» **REQUIRED TASK**:
What lines of the data hold the string "document"? Pull each one out.
|---|
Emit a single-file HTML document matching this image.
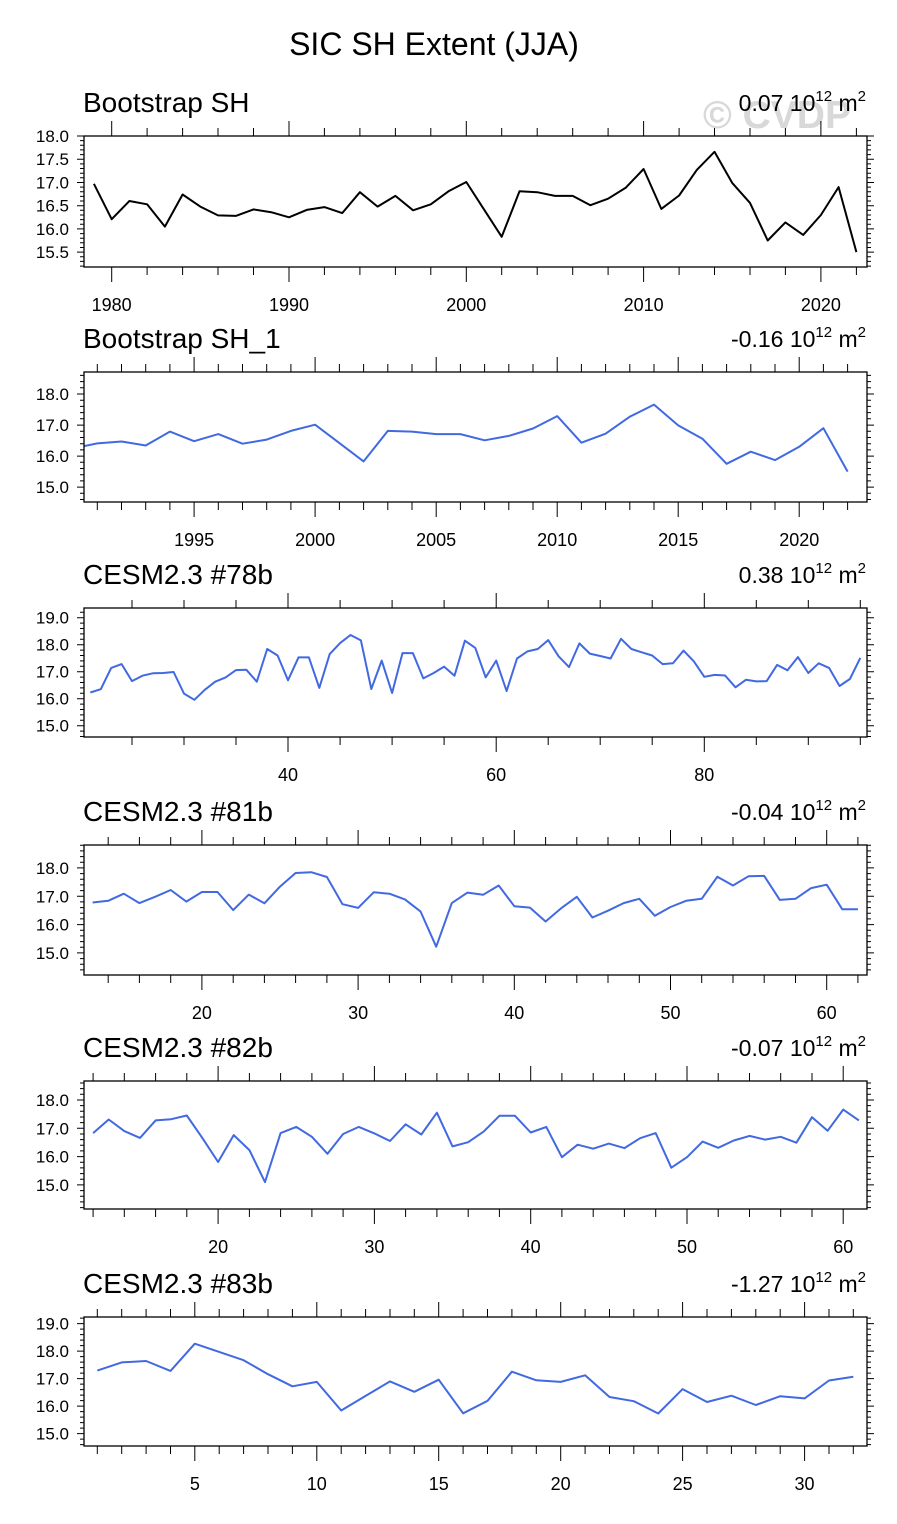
<!DOCTYPE html>
<html><head><meta charset="utf-8"><style>
html,body{margin:0;padding:0;background:#fff;}
svg{display:block;font-family:"Liberation Sans",Arial,sans-serif;}
</style></head><body>
<svg id="chart" width="897" height="1524" viewBox="0 0 897 1524" xmlns="http://www.w3.org/2000/svg">
<text x="434" y="55" font-size="32" text-anchor="middle">SIC SH Extent (JJA)</text>
<text x="777" y="128" font-size="39" font-weight="bold" fill="#d8d8d8" text-anchor="middle">© CVDP</text>
</svg>
<script>
const obsYears = [1979,1980,1981,1982,1983,1984,1985,1986,1987,1988,1989,1990,1991,1992,1993,1994,1995,1996,1997,1998,1999,2000,2001,2002,2003,2004,2005,2006,2007,2008,2009,2010,2011,2012,2013,2014,2015,2016,2017,2018,2019,2020,2021,2022];
const obsValues = [16.97,16.21,16.60,16.53,16.05,16.74,16.48,16.29,16.28,16.42,16.36,16.25,16.41,16.47,16.34,16.79,16.48,16.71,16.40,16.53,16.81,17.01,16.42,15.83,16.81,16.79,16.71,16.71,16.51,16.65,16.89,17.29,16.43,16.72,17.27,17.66,16.99,16.56,15.75,16.14,15.87,16.30,16.90,15.50];
const m78Start = 21;
const m78Values = [16.23,16.35,17.14,17.28,16.65,16.85,16.94,16.95,16.99,16.19,15.96,16.33,16.63,16.79,17.06,17.07,16.63,17.84,17.60,16.68,17.53,17.53,16.40,17.65,18.06,18.36,18.16,16.36,17.41,16.21,17.69,17.69,16.75,16.95,17.19,16.85,18.15,17.88,16.79,17.41,16.28,17.49,17.75,17.84,18.17,17.57,17.17,18.05,17.67,17.58,17.49,18.22,17.84,17.72,17.60,17.28,17.31,17.78,17.38,16.81,16.88,16.86,16.42,16.70,16.64,16.65,17.25,17.05,17.54,16.95,17.31,17.14,16.47,16.73,17.51];
const m81Start = 13;
const m81Values = [16.78,16.84,17.09,16.76,16.98,17.22,16.81,17.15,17.15,16.51,17.06,16.75,17.34,17.82,17.85,17.68,16.72,16.59,17.14,17.09,16.89,16.46,15.22,16.76,17.13,17.05,17.38,16.65,16.60,16.11,16.58,16.98,16.25,16.49,16.76,16.91,16.31,16.62,16.84,16.91,17.69,17.38,17.71,17.72,16.87,16.91,17.29,17.41,16.54,16.54];
const m82Start = 12;
const m82Values = [16.83,17.31,16.90,16.66,17.28,17.32,17.45,16.65,15.81,16.76,16.23,15.10,16.83,17.05,16.70,16.10,16.80,17.05,16.82,16.55,17.14,16.78,17.55,16.36,16.51,16.89,17.44,17.44,16.85,17.05,15.98,16.42,16.28,16.46,16.30,16.65,16.83,15.61,15.98,16.53,16.31,16.57,16.73,16.60,16.70,16.49,17.39,16.91,17.66,17.28];
const m83Start = 1;
const m83Values = [17.29,17.59,17.64,17.28,18.27,17.97,17.67,17.16,16.72,16.88,15.84,16.37,16.90,16.52,16.96,15.74,16.19,17.25,16.94,16.88,17.12,16.33,16.18,15.73,16.62,16.15,16.38,16.04,16.36,16.28,16.93,17.07];
const panelTitles = ["Bootstrap SH","Bootstrap SH_1","CESM2.3 #78b","CESM2.3 #81b","CESM2.3 #82b","CESM2.3 #83b"];
const trendLabels = ["0.07","-0.16","0.38","-0.04","-0.07","-1.27"];
const yTicks1 = [15.5,16.0,16.5,17.0,17.5,18.0];
const yTicksA = [15.0,16.0,17.0,18.0];
const yTicksB = [15.0,16.0,17.0,18.0,19.0];
const xTicks1 = [1980,1990,2000,2010,2020];
const xTicks2 = [1995,2000,2005,2010,2015,2020];
const xTicks3 = [40,60,80];
const xTicks4 = [20,30,40,50,60];
const xTicks6 = [5,10,15,20,25,30];

function seq(start,n){const a=[];for(let i=0;i<n;i++)a.push(start+i);return a;}
const panels = [
 {top:136,bot:267,xmin:1978.44,xmax:2022.6,ymin:15.18,ymax:18.0,xs:obsYears,ys:obsValues,xt:xTicks1,xminor:2,yt:yTicks1,yminor:0.1,color:"#000",dec:1},
 {top:372,bot:502,xmin:1990.45,xmax:2022.8,ymin:14.52,ymax:18.71,xs:obsYears,ys:obsValues,xt:xTicks2,xminor:1,yt:yTicksA,yminor:0.2,color:"#4169e1",dec:1},
 {top:608,bot:737,xmin:20.39,xmax:95.64,ymin:14.58,ymax:19.36,xs:seq(m78Start,m78Values.length),ys:m78Values,xt:xTicks3,xminor:5,yt:yTicksB,yminor:0.2,color:"#4169e1",dec:1},
 {top:845,bot:975,xmin:12.45,xmax:62.58,ymin:14.22,ymax:18.81,xs:seq(m81Start,m81Values.length),ys:m81Values,xt:xTicks4,xminor:2,yt:yTicksA,yminor:0.2,color:"#4169e1",dec:1},
 {top:1081,bot:1209,xmin:11.42,xmax:61.52,ymin:14.15,ymax:18.67,xs:seq(m82Start,m82Values.length),ys:m82Values,xt:xTicks4,xminor:2,yt:yTicksA,yminor:0.2,color:"#4169e1",dec:1},
 {top:1317,bot:1446,xmin:0.455,xmax:32.56,ymin:14.55,ymax:19.24,xs:seq(m83Start,m83Values.length),ys:m83Values,xt:xTicks6,xminor:1,yt:yTicksB,yminor:0.2,color:"#4169e1",dec:1}
];
const NS="http://www.w3.org/2000/svg";
const svg=document.getElementById('chart');
function el(tag,attrs,parent){const e=document.createElementNS(NS,tag);for(const k in attrs)e.setAttribute(k,attrs[k]);(parent||svg).appendChild(e);return e;}
const L=84,R=867;
panels.forEach((p,i)=>{
  const g=el('g',{});
  
  
  const sx=v=>L+(v-p.xmin)/(p.xmax-p.xmin)*(R-L);
  const sy=v=>p.bot-(v-p.ymin)/(p.ymax-p.ymin)*(p.bot-p.top);
  const t=el('text',{x:83,y:p.top-24,'font-size':28},g);
  t.textContent=panelTitles[i];
  
  
  const tr=el('text',{x:866,y:p.top-25,'font-size':23,'text-anchor':'end'},g);
  tr.innerHTML=trendLabels[i]+' 10<tspan dy="-10" font-size="15">12</tspan><tspan dy="10"> m</tspan><tspan dy="-10" font-size="15">2</tspan>';
  
  
  const cp=el('clipPath',{id:'clip'+i},g);
  el('rect',{x:L,y:p.top,width:R-L,height:p.bot-p.top},cp);
  let d='';
  const xs0=Math.ceil(p.xmin/p.xminor)*p.xminor;
  for(let v=xs0;v<=p.xmax+1e-9;v+=p.xminor){
    const x=sx(v).toFixed(1);
    const major=p.xt.some(m=>Math.abs(m-v)<1e-6);
    const len=major?15:8;
    d+=`M${x},${p.bot}v${len}M${x},${p.top}v${-len}`;
  }
  const ys0=Math.ceil(p.ymin/p.yminor-1e-9)*p.yminor;
  for(let v=ys0;v<=p.ymax+1e-9;v+=p.yminor){
    const y=sy(v).toFixed(1);
    const major=p.yt.some(m=>Math.abs(m-v)<1e-6);
    const len=major?7:4;
    d+=`M${L},${y}h${-len}M${R},${y}h${len}`;
  }
  const tk=el('path',{d:d,stroke:'#000','stroke-width':1,fill:'none'},g);
  
  
  p.xt.forEach(v=>{
    const lb=el('text',{x:sx(v),y:p.bot+44,'font-size':18,'text-anchor':'middle'},g);
    lb.textContent=String(v);
    
    
  });
  p.yt.forEach(v=>{
    const lb=el('text',{x:69,y:sy(v)+6,'font-size':17,'text-anchor':'end'},g);
    lb.textContent=v.toFixed(p.dec);
    
    
  });
  const pts=p.xs.map((x,j)=>sx(x).toFixed(1)+','+sy(p.ys[j]).toFixed(1)).join(' ');
  const ln=el('polyline',{points:pts,fill:'none',stroke:p.color,'stroke-width':2,'stroke-linejoin':'round','clip-path':`url(#clip${i})`},g);
  
  
  const bx=el('rect',{x:L,y:p.top,width:R-L,height:p.bot-p.top,fill:'none',stroke:'#000','stroke-width':1.3},g);
  
  
});
</script>
</body></html>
|---|
» **SOLUTION TO THIS EXERCISE**:
Emit a single-file HTML document matching this image.
const svg=document.getElementById('chart');
function el(tag,attrs,parent){const e=document.createElementNS(NS,tag);for(const k in attrs)e.setAttribute(k,attrs[k]);(parent||svg).appendChild(e);return e;}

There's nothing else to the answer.